As time went on, I noticed the play dates started to change as moms got further along into their maternity leave. The new suggestions seemed more involved. Play dates started to incorporate shopping, beauty and fitness.
Some moms suggested meeting at Sephora as a cheap and easy play date, glamming it up and trying out new looks while the kids enjoyed fancy bakery cookies in their strollers. Those moms would often talk about sex while they spritzed different perfumes on their wrists and applied bright blue eye shadow.
Speed walking while pushing the kids in strollers became a frequently suggested play date. I listened to lots of weird stories while speed walking with other moms.
As the kids got older, the play dates got more ridiculous. A mom suggested a Key Food play date because she really wanted to hang out, but needed groceries. That was depressing.
Taking the kids to Petland Discounts became a popular play date because going to the zoo was expensive and felt like too big of a commitment, especially with someone you didn’t know well.
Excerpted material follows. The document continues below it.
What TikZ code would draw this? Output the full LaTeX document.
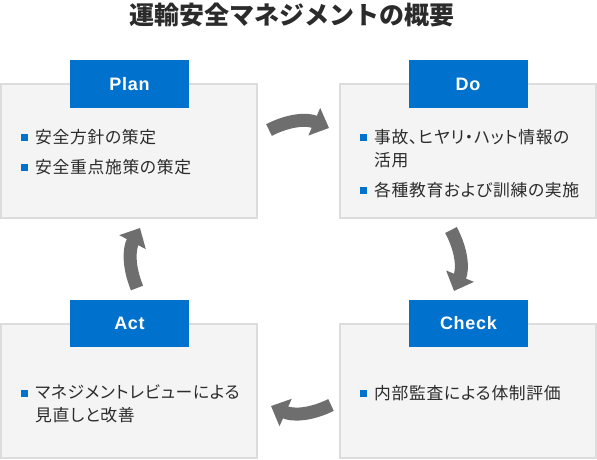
\documentclass[tikz,border=0pt]{standalone}
\usepackage{fontspec}
\setmainfont{Noto Sans CJK JP}
\newfontfamily\itemfont[RawFeature=+palt,LetterSpace=4]{Noto Sans CJK JP}
\newfontfamily\tagfont[LetterSpace=4]{Liberation Sans}
\usetikzlibrary{arrows.meta}
\definecolor{pdcablue}{HTML}{0072CE}
\definecolor{panelfill}{HTML}{F4F4F4}
\definecolor{panelline}{HTML}{DCDCDC}
\definecolor{arrowgray}{HTML}{6E6E6E}
\definecolor{textgray}{HTML}{2B2B2B}
\tikzset{
  panel/.style={draw=panelline, fill=panelfill, line width=2pt, minimum width=256pt, minimum height=134pt, inner sep=0pt},
  tag/.style={fill=pdcablue, text=white, font=\tagfont\bfseries\fontsize{18}{18}\selectfont, minimum width=119pt, minimum height=47pt, inner sep=0pt},
  item/.style={anchor=west, align=left, text=textgray, font=\itemfont\fontsize{16.8}{23}\selectfont, inner sep=0pt},
  bullet/.style={fill=pdcablue, minimum size=7pt, inner sep=0pt},
  turnarrow/.style={draw=arrowgray, line width=13pt, -{Triangle[length=16pt,width=29pt]}}
}

\begin{document}
\begin{tikzpicture}[x=1pt,y=-1pt]
\useasboundingbox (0,0) rectangle (597,460);
\node[text=textgray, font=\bfseries\fontsize{25}{25}\selectfont] (title) at (292,15) {運輸安全マネジメントの概要};

\node[panel] (planbox) at (129,151) {};
\node[panel] (dobox) at (468,151) {};
\node[panel] (actbox) at (129,391) {};
\node[panel] (checkbox) at (468,391) {};

\node[tag] (plan) at (129.5,84) {Plan};
\node[tag] (do) at (468,84) {Do};
\node[tag] (act) at (129.5,323.5) {Act};
\node[tag] (check) at (468.5,323.5) {Check};

\node[bullet] (b1) at (24,137) {};
\node[item] (p1) at (35,137) {安全方針の策定};
\node[bullet] (b2) at (24,167) {};
\node[item] (p2) at (35,167) {安全重点施策の策定};

\node[bullet] (b3) at (363,137) {};
\node[item] (d1) at (374,148.5) {事故、ヒヤリ・ハット情報の\\活用};
\node[bullet] (b4) at (363,190) {};
\node[item] (d2) at (374,190) {各種教育および訓練の実施};

\node[bullet] (b5) at (363,393) {};
\node[item] (c1) at (374,393) {内部監査による体制評価};

\node[bullet] (b6) at (24,393) {};
\node[item] (a1) at (35,404) {マネジメントレビューによる\\見直しと改善};

\coordinate (pd1) at (269,130);
\coordinate (pd2) at (329,128);
\coordinate (dc1) at (451,230);
\coordinate (dc2) at (454,291);
\coordinate (ca1) at (331,405);
\coordinate (ca2) at (271,406);
\coordinate (ap1) at (137,288);
\coordinate (ap2) at (140,228);

\draw[turnarrow] (pd1) to[bend left=25] (pd2);
\draw[turnarrow] (dc1) to[bend left=25] (dc2);
\draw[turnarrow] (ca1) to[bend left=25] (ca2);
\draw[turnarrow] (ap1) to[bend left=25] (ap2);
\end{tikzpicture}
\end{document}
While on a Petland Discounts play date, a mom had a major meltdown in the dog toy aisle because her son insisted on leaving with a squeaky hamburger toy.
So I started to think about what my play dates were like when I was a kid. Most of those were disasters too. We did crazy things -- like playing hide and seek in the cemetery behind my house -- but it was the 70’s and life was different. Well, sort of. I started to write down all the play dates I could remember from my childhood and then suddenly I had an entire notebook full of them. One thing I’ve realized is that parents and their kids were just as annoying back then as they are today. The packaging is just a little different.
I’m hopeful that the next play date I schedule will be a success, that I’ll hit it off with the mom and our kids will become life-long friends. Only problem is if people in town find out about my blog, I may never get a play date again. I’ll admit, I’m terrified that I will be exposed, but my need to gossip outweighs this fear.
So look, bad play dates happen. There are crazy parents out there who might turn into stalkers and hit on you and it's OK want to talk about it. Really, it is. If we keep these stories to ourselves, we might end up being the ones who freak out at someone when all our kid wants is a chew toy at the pet shop.